Em função disso, o homem moderno está agrilhoado em um dilema, que para Nietzsche é inédito na história, a saber, a contradição que há entre interior e exterior. O moderno carrega em si um grandioso conhecimento. Contudo, todo conhecimento acumulado dentro de si, que muitas vezes sequer sabe para que serve, não tem aplicabilidade externa e, por isso, “permanece oculto em um certo mundo interior caótico, que aquele homem moderno com raro orgulho, denomina como sua própria ‘interioridade’”(NIETZSCHE, 2017, p. 67). A cultura moderna, desta feita, padeceria de inautenticidade, está longe de ser uma cultura singular, autêntica.
O conhecimento pretensamente científico da historia desenvolvido pelos modernos castrou a “força plástica da vida”, aquela força que sabe se servir do passado em benefício da própria vida.
Deve a vida imperar sobre o conhecimento, sobre a ciência, deve o conhecimento imperar sobre a vida? Qual das forças é a superior e decisiva? Ninguém duvidará: a vida é superior, a força imperante, pois um conhecimento que destruísse a vida seria destruído por si mesmo(NIETZSCHE, 2017, p. 75).
Não há conhecimento sem vida, tendo ela, portanto, um valor superior em relação ao conhecimento.

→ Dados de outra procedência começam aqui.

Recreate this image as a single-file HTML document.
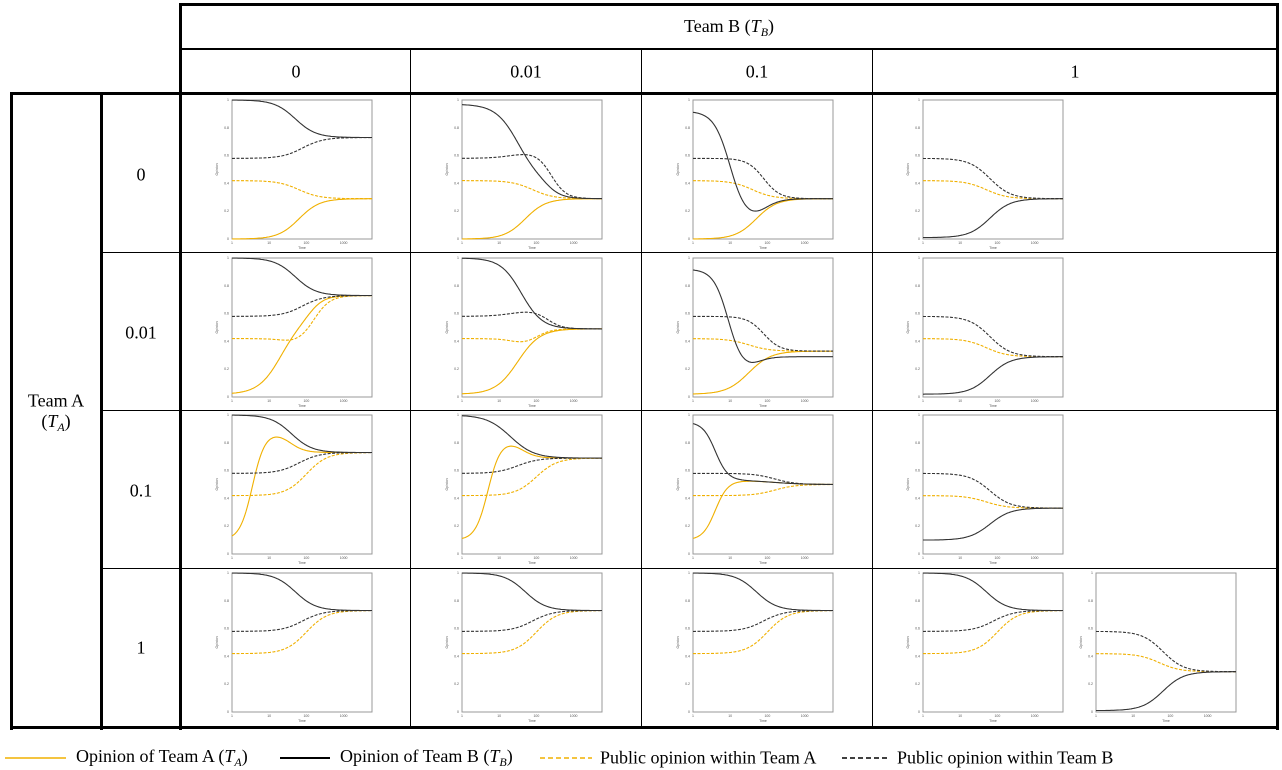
<!DOCTYPE html>
<html><head><meta charset="utf-8">
<style>
body{margin:0;width:1282px;height:767px;background:#fff;position:relative;overflow:hidden;font-family:"Liberation Serif",serif;font-size:18px;color:#000}
.l{position:absolute;background:#000}
.t{position:absolute;transform:translate(-50%,-50%);white-space:nowrap}
sub{font-size:12px;vertical-align:-4px}
svg{position:absolute;left:0;top:0}
</style></head><body>
<div class="l" style="left:179px;top:3px;width:1100px;height:3px"></div>
<div class="l" style="left:179px;top:3px;width:3px;height:727px"></div>
<div class="l" style="left:1276px;top:3px;width:3px;height:727px"></div>
<div class="l" style="left:182px;top:48px;width:1095px;height:2px"></div>
<div class="l" style="left:10px;top:92px;width:1269px;height:3px"></div>
<div class="l" style="left:10px;top:92px;width:3px;height:638px"></div>
<div class="l" style="left:100px;top:92px;width:3px;height:638px"></div>
<div class="l" style="left:10px;top:726px;width:1269px;height:3px"></div>
<div class="l" style="left:410px;top:50px;width:1px;height:677px"></div>
<div class="l" style="left:641px;top:50px;width:1px;height:677px"></div>
<div class="l" style="left:872px;top:50px;width:1px;height:677px"></div>
<div class="l" style="left:103px;top:252px;width:1174px;height:1px"></div>
<div class="l" style="left:103px;top:410px;width:1174px;height:1px"></div>
<div class="l" style="left:103px;top:568px;width:1174px;height:1px"></div>

<div class="t" style="left:729px;top:28px">Team B (<i>T<sub>B</sub></i>)</div>
<div class="t" style="left:296px;top:72px">0</div>
<div class="t" style="left:526px;top:72px">0.01</div>
<div class="t" style="left:757px;top:72px">0.1</div>
<div class="t" style="left:1075px;top:72px">1</div>
<div class="t" style="left:141px;top:175px">0</div>
<div class="t" style="left:141px;top:333px">0.01</div>
<div class="t" style="left:141px;top:491px">0.1</div>
<div class="t" style="left:141px;top:648px">1</div>
<div class="t" style="left:56px;top:401px">Team A</div>
<div class="t" style="left:56px;top:423px">(<i>T<sub>A</sub></i>)</div>

<svg id="s" width="1282" height="767"></svg>

<div class="t" style="left:76px;top:758px;transform:translate(0,-50%)">Opinion of Team A (<i>T<sub>A</sub></i>)</div>
<div class="t" style="left:340px;top:758px;transform:translate(0,-50%)">Opinion of Team B (<i>T<sub>B</sub></i>)</div>
<div class="t" style="left:600px;top:758px;transform:translate(0,-50%)">Public opinion within Team A</div>
<div class="t" style="left:897px;top:758px;transform:translate(0,-50%)">Public opinion within Team B</div>

<script>
var Y='#f0b000',K='#333';
var s=document.getElementById('s'),h='';
h+='<line x1="5" y1="758" x2="66" y2="758" stroke="'+Y+'" stroke-width="1.5"/>';
h+='<line x1="280" y1="758" x2="330" y2="758" stroke="#000" stroke-width="2"/>';
h+='<line x1="540" y1="758" x2="592" y2="758" stroke="'+Y+'" stroke-width="1.5" stroke-dasharray="5,3"/>';
h+='<line x1="842" y1="758" x2="890" y2="758" stroke="#000" stroke-width="1.5" stroke-dasharray="5,3"/>';
function S(u,c,w){return 1/(1+Math.exp(-(u-c)/w));}
function f(y0,terms){return function(u){var y=y0;terms.forEach(function(t){y+=t[0]*S(u,t[1],t[2]);});return y;};}
function chart(x,y,curves){
 var W=140,H=139;
 h+='<rect x="'+x+'" y="'+y+'" width="'+W+'" height="'+H+'" fill="none" stroke="#999" stroke-width="1"/>';
 var yl=['0','0.2','0.4','0.6','0.8','1'];
 for(var i=0;i<6;i++){var yy=y+H-i*H/5;h+='<text x="'+(x-3)+'" y="'+(yy+1)+'" font-size="3.5" text-anchor="end" fill="#555" font-family="Liberation Sans">'+yl[i]+'</text>';}
 var xl=['1','10','100','1000'];
 for(var i=0;i<4;i++){var xx=x+i*37.2;h+='<text x="'+xx+'" y="'+(y+H+5)+'" font-size="3.5" text-anchor="middle" fill="#555" font-family="Liberation Sans">'+xl[i]+'</text>';}
 h+='<text x="'+(x+W/2)+'" y="'+(y+H+10)+'" font-size="3.5" text-anchor="middle" fill="#555" font-family="Liberation Sans">Time</text>';
 h+='<text x="'+(x-14)+'" y="'+(y+H/2)+'" font-size="3.5" text-anchor="middle" fill="#555" font-family="Liberation Sans" transform="rotate(-90 '+(x-14)+' '+(y+H/2)+')">Opinion</text>';
 curves.forEach(function(c){
  var fn=c[0],col=c[1],dash=c[2],p=[];
  for(var px=0;px<=W;px+=1){var u=px/37.2;var v=fn(u);p.push((x+px).toFixed(1)+','+(y+H-v*H).toFixed(1));}
  h+='<polyline points="'+p.join(' ')+'" fill="none" stroke="'+col+'" stroke-width="1.1"'+(dash?' stroke-dasharray="3,1.5"':'')+'/>';
 });
}
var cols=[232,462,693,923],rows=[100,258,415,573];
var w=0.28;
var D={
'0,0':[[f(0,[[0.29,1.8,w]]),Y,0],[f(0.42,[[-0.13,1.8,w]]),Y,1],[f(0.58,[[0.15,1.9,w]]),K,1],[f(1,[[-0.27,1.7,w]]),K,0]],
'0,1':[[f(0,[[0.29,1.7,w]]),Y,0],[f(0.42,[[-0.13,1.9,w]]),Y,1],[f(0.58,[[0.05,1.4,0.3],[-0.34,2.4,0.2]]),K,1],[f(0.97,[[-0.55,1.5,0.3],[-0.13,2.3,0.2]]),K,0]],
'0,2':[[f(0,[[0.29,1.7,w]]),Y,0],[f(0.42,[[-0.13,1.6,w]]),Y,1],[f(0.58,[[-0.29,1.9,0.22]]),K,1],[f(0.92,[[-0.8,1.0,0.22],[0.17,1.9,0.22]]),K,0]],
'0,3':[[f(0.42,[[-0.13,1.7,w]]),Y,1],[f(0.58,[[-0.29,1.8,w]]),K,1],[f(0.01,[[0.28,1.8,w]]),K,0]],
'1,0':[[f(0.02,[[0.53,1.3,0.3],[0.18,2.1,0.2]]),Y,0],[f(0.42,[[-0.04,1.4,0.2],[0.35,2.2,0.22]]),Y,1],[f(0.58,[[0.15,1.9,w]]),K,1],[f(1,[[-0.27,1.7,w]]),K,0]],
'1,1':[[f(0.02,[[0.47,1.5,0.3]]),Y,0],[f(0.42,[[-0.05,1.4,0.2],[0.12,2.0,0.2]]),Y,1],[f(0.58,[[0.05,1.4,0.3],[-0.14,2.3,0.2]]),K,1],[f(1,[[-0.51,1.6,0.28]]),K,0]],
'1,2':[[f(0.02,[[0.31,1.5,0.3]]),Y,0],[f(0.42,[[-0.09,1.5,w]]),Y,1],[f(0.58,[[-0.25,1.9,0.22]]),K,1],[f(0.92,[[-0.74,0.95,0.2],[0.11,1.7,0.2]]),K,0]],
'1,3':[[f(0.42,[[-0.13,1.7,w]]),Y,1],[f(0.58,[[-0.29,1.8,w]]),K,1],[f(0.02,[[0.27,1.8,w]]),K,0]],
'2,0':[[f(0.1,[[0.78,0.55,0.17],[-0.15,1.55,0.2]]),Y,0],[f(0.42,[[0.31,2.0,w]]),Y,1],[f(0.58,[[0.15,1.8,w]]),K,1],[f(1,[[-0.27,1.6,w]]),K,0]],
'2,1':[[f(0.1,[[0.72,0.7,0.17],[-0.13,1.6,0.2]]),Y,0],[f(0.42,[[0.27,2.0,w]]),Y,1],[f(0.58,[[0.11,1.5,w]]),K,1],[f(1,[[-0.31,1.3,0.32]]),K,0]],
'2,2':[[f(0.1,[[0.43,0.6,0.17],[-0.03,2.2,0.4]]),Y,0],[f(0.42,[[0.08,2.2,w]]),Y,1],[f(0.58,[[-0.08,2.2,w]]),K,1],[f(0.95,[[-0.42,0.6,0.17],[-0.03,2.2,0.4]]),K,0]],
'2,3':[[f(0.42,[[-0.09,1.7,w]]),Y,1],[f(0.58,[[-0.25,1.8,w]]),K,1],[f(0.1,[[0.23,1.8,w]]),K,0]],
};
var r4=[[f(0.42,[[0.31,2.0,w]]),Y,1],[f(0.58,[[0.15,1.9,w]]),K,1],[f(1,[[-0.27,1.7,w]]),K,0]];
for(var r=0;r<3;r++)for(var c=0;c<4;c++)chart(cols[c],rows[r],D[r+','+c]);
for(var c=0;c<4;c++)chart(cols[c],rows[3],r4);
chart(1096,573,D['0,3']);
s.innerHTML=h;
</script>
</body></html>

Nietzsche apresenta dois antídotos contra a predominância do histórico, oaistórico e o supra-histórico. “Com a palavra “aistórico” designo a arte e a força de poder esquecer e se fechar em um horizonte delimitado; chamo de “supra-histórico” o poder de desviar a visão do devir em direção daquilo que dá à existência o caráter da eternidade e identidade, a arte e a religião” (NIETZSCHE, 2017, p. 142). A ciência moderna veria com desconfiança o aistórico e o supra-histórico, pois considera legítimo apenas o que é objetivo. A ciência tem sede de verdade, quer de modo contumaz capturar objetivamente a essência do real.Mas o esquecimento do aistórico e a força plástica fornecida pela arte e pela religião seriam capazes de colocar não mais a verdade em primeiro plano, mas a vida mesma em sua vitalidade criadora.
Referências
NIETZSCHE. Da utilidade e do inconveniente da história para a vida. São Paulo: Hedra, 2017.
______. Crepúsculo dos ídolos ou como filosofar a golpes de martelo. São Paulo: Companhia das letras, 2010.